▶ _Raw data_:
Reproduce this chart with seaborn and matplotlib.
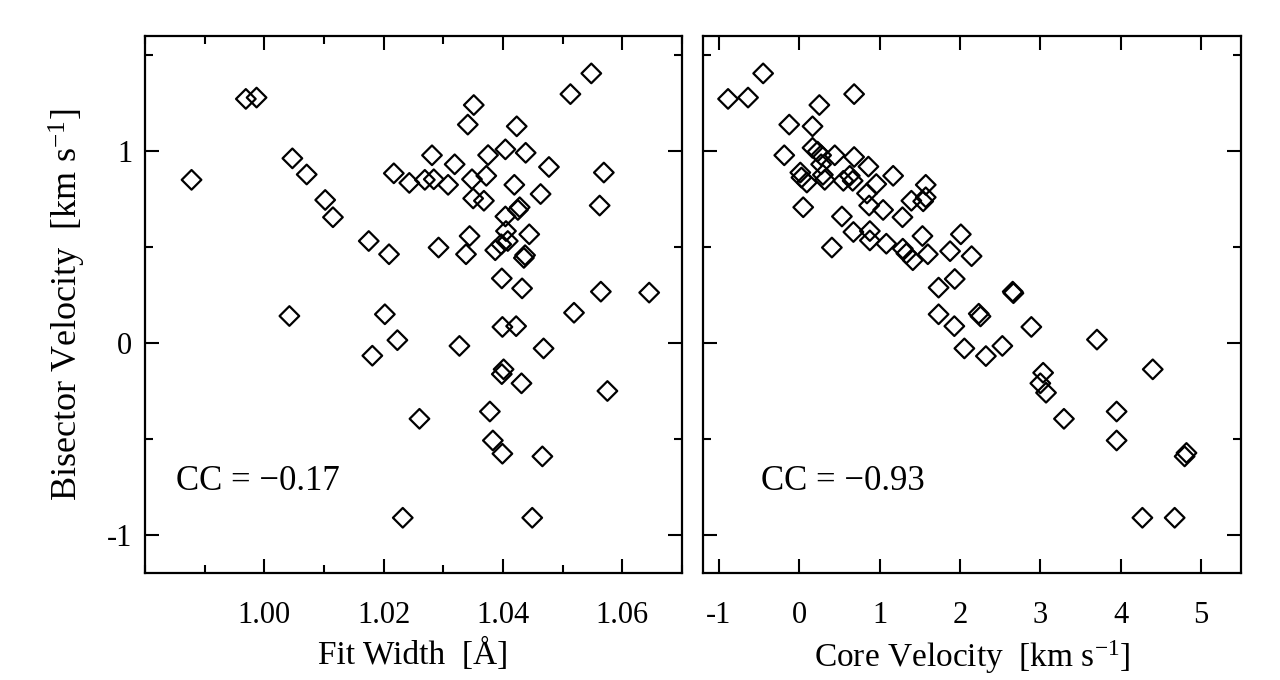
import matplotlib
matplotlib.use("Agg")
from matplotlib import pyplot as plt
from matplotlib.ticker import MultipleLocator, FixedLocator, FormatStrFormatter, NullLocator
import seaborn as sns
import pandas as pd

# left panel: fit width [A] vs bisector velocity [km/s]
fit_width = [0.9878, 0.9969, 0.9987, 1.0047, 1.0071, 1.0102, 1.0115, 1.0175, 1.0209, 1.0217,
             1.0243, 1.0269, 1.0281, 1.0284, 1.0292, 1.0308, 1.0319, 1.0338, 1.0344, 1.0341,
             1.0351, 1.0348, 1.0350, 1.0368, 1.0372, 1.0375, 1.0387, 1.0397, 1.0398, 1.0404,
             1.0404, 1.0405, 1.0408, 1.0419, 1.0423, 1.0425, 1.0428, 1.0432, 1.0435, 1.0437,
             1.0438, 1.0444, 1.0463, 1.0477, 1.0513, 1.0548, 1.0562, 1.0564, 1.0569, 1.0645,
             1.0042, 1.0202, 1.0519, 1.0399, 1.0422, 1.0223, 1.0181, 1.0327, 1.0468, 1.0401,
             1.0398, 1.0431, 1.0575, 1.0260, 1.0378, 1.0383, 1.0399, 1.0466, 1.0232, 1.0449]
bisector_fw = [0.85, 1.272, 1.279, 0.962, 0.878, 0.745, 0.655, 0.531, 0.462, 0.884,
               0.834, 0.85, 0.978, 0.853, 0.497, 0.824, 0.931, 0.462, 0.557, 1.138,
               1.240, 0.853, 0.753, 0.741, 0.871, 0.979, 0.483, 0.514, 0.336, 0.659,
               1.009, 0.583, 0.531, 0.824, 1.129, 0.693, 0.707, 0.284, 0.443, 0.457,
               0.991, 0.566, 0.776, 0.917, 1.297, 1.405, 0.716, 0.267, 0.888, 0.262,
               0.140, 0.149, 0.157, 0.083, 0.087, 0.014, -0.067, -0.016, -0.029, -0.138,
               -0.163, -0.211, -0.251, -0.396, -0.358, -0.509, -0.578, -0.592, -0.912, -0.912]

# right panel: core velocity [km/s] vs bisector velocity [km/s]
core_velocity = [-0.888, -0.639, -0.451, 0.249, 0.682, -0.126, 0.164, -0.188, 0.164, 0.227,
                 0.271, 0.441, 0.682, 0.860, 0.271, 0.012, 0.026, 0.293, 0.093, 0.316,
                 0.548, 0.628, 0.664, 0.958, 1.168, 0.842, 1.574, 1.574, 1.542, 1.395,
                 0.048, 0.869, 1.043, 1.284, 0.530, 0.673, 0.878, 0.878, 1.083, 1.533,
                 2.011, 0.405, 1.288, 1.333, 1.413, 1.600, 1.877, 2.145, 1.935, 1.734,
                 2.657, 2.666, 1.734, 2.234, 2.256, 1.930, 2.889, 2.055, 2.323, 2.528,
                 3.706, 3.036, 3.001, 3.072, 3.295, 4.401, 3.951, 3.951, 4.821, 4.798,
                 4.272, 4.674]
bisector_cv = [1.272, 1.279, 1.405, 1.240, 1.297, 1.138, 1.129, 0.978, 1.017, 0.997,
               0.978, 0.978, 0.969, 0.919, 0.931, 0.888, 0.862, 0.876, 0.836, 0.85,
               0.845, 0.871, 0.845, 0.828, 0.871, 0.779, 0.824, 0.759, 0.738, 0.741,
               0.707, 0.716, 0.693, 0.655, 0.659, 0.578, 0.583, 0.534, 0.517, 0.557,
               0.566, 0.497, 0.491, 0.466, 0.431, 0.462, 0.478, 0.452, 0.333, 0.288,
               0.267, 0.259, 0.149, 0.152, 0.138, 0.087, 0.083, -0.029, -0.069, -0.016,
               0.017, -0.156, -0.211, -0.260, -0.396, -0.138, -0.358, -0.509, -0.574, -0.592,
               -0.912, -0.912]

fw_ticks = [1.00, 1.02, 1.04, 1.06]
cc_left = "CC = \u22120.17"
cc_right = "CC = \u22120.93"

left_df = pd.DataFrame({"fit_width": fit_width, "bisector": bisector_fw})
right_df = pd.DataFrame({"core": core_velocity, "bisector": bisector_cv})

sns.set_style("ticks")
plt.rcParams["font.family"] = ["Liberation Serif", "DejaVu Serif"]
plt.rcParams["mathtext.fontset"] = "custom"
plt.rcParams["mathtext.rm"] = "Liberation Serif"
plt.rcParams["mathtext.it"] = "Liberation Serif:italic"
plt.rcParams["axes.unicode_minus"] = False
plt.rcParams["axes.linewidth"] = 1.6
plt.rcParams["axes.edgecolor"] = "black"
plt.rcParams["text.color"] = "black"
plt.rcParams["axes.labelcolor"] = "black"
plt.rcParams["xtick.color"] = "black"
plt.rcParams["ytick.color"] = "black"

fig = plt.figure(figsize=(12.8, 6.8), dpi=100)
ax1 = fig.add_axes([145 / 1280, 107 / 680, 537 / 1280, 537 / 680])
ax2 = fig.add_axes([703 / 1280, 107 / 680, 538 / 1280, 537 / 680])

marker_kw = dict(marker="D", s=100, facecolors="none", edgecolor="black", linewidth=1.6)
sns.scatterplot(data=left_df, x="fit_width", y="bisector", ax=ax1, **marker_kw)
sns.scatterplot(data=right_df, x="core", y="bisector", ax=ax2, **marker_kw)

ax1.set_xlim(0.98, 1.07)
ax1.xaxis.set_major_locator(FixedLocator(fw_ticks))
ax1.xaxis.set_minor_locator(MultipleLocator(0.01))
ax1.xaxis.set_major_formatter(FormatStrFormatter("%.2f"))

ax2.set_xlim(-1.2, 5.5)
ax2.xaxis.set_major_locator(MultipleLocator(1))
ax2.xaxis.set_minor_locator(NullLocator())

for ax in (ax1, ax2):
    ax.set_ylim(-1.2, 1.6)
    ax.yaxis.set_major_locator(MultipleLocator(1))
    ax.yaxis.set_minor_locator(MultipleLocator(0.5))
    ax.tick_params(which="both", direction="in", top=True, right=True,
                   width=1.5, colors="black", labelsize=22)
    ax.tick_params(which="major", length=10)
    ax.tick_params(which="minor", length=6)
    ax.tick_params(axis="x", pad=20)
    ax.tick_params(axis="y", pad=9)

ax2.tick_params(axis="y", labelleft=False)

ax1.set_xlabel("Fit Width  [\u00c5]", fontsize=24, labelpad=6)
ax2.set_xlabel(r"Core Velocity  [km s$^{-1}$]", fontsize=24, labelpad=6)
ax1.set_ylabel(r"Bisector Velocity  [km s$^{-1}$]", fontsize=26, labelpad=14)
ax2.set_ylabel("")

ax1.text(0.058, 0.17, cc_left, transform=ax1.transAxes, fontsize=25, va="center")
ax2.text(0.107, 0.17, cc_right, transform=ax2.transAxes, fontsize=25, va="center")

plt.savefig("out.png", dpi=100)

▶ _Given task_: Omit the pictures, then repeat exactly each line from the beginning of the listing through the line with "import pandas as pd".

▶ _Problem solution_:
Reproduce this chart with seaborn and matplotlib.
import matplotlib
matplotlib.use("Agg")
from matplotlib import pyplot as plt
from matplotlib.ticker import MultipleLocator, FixedLocator, FormatStrFormatter, NullLocator
import seaborn as sns
import pandas as pd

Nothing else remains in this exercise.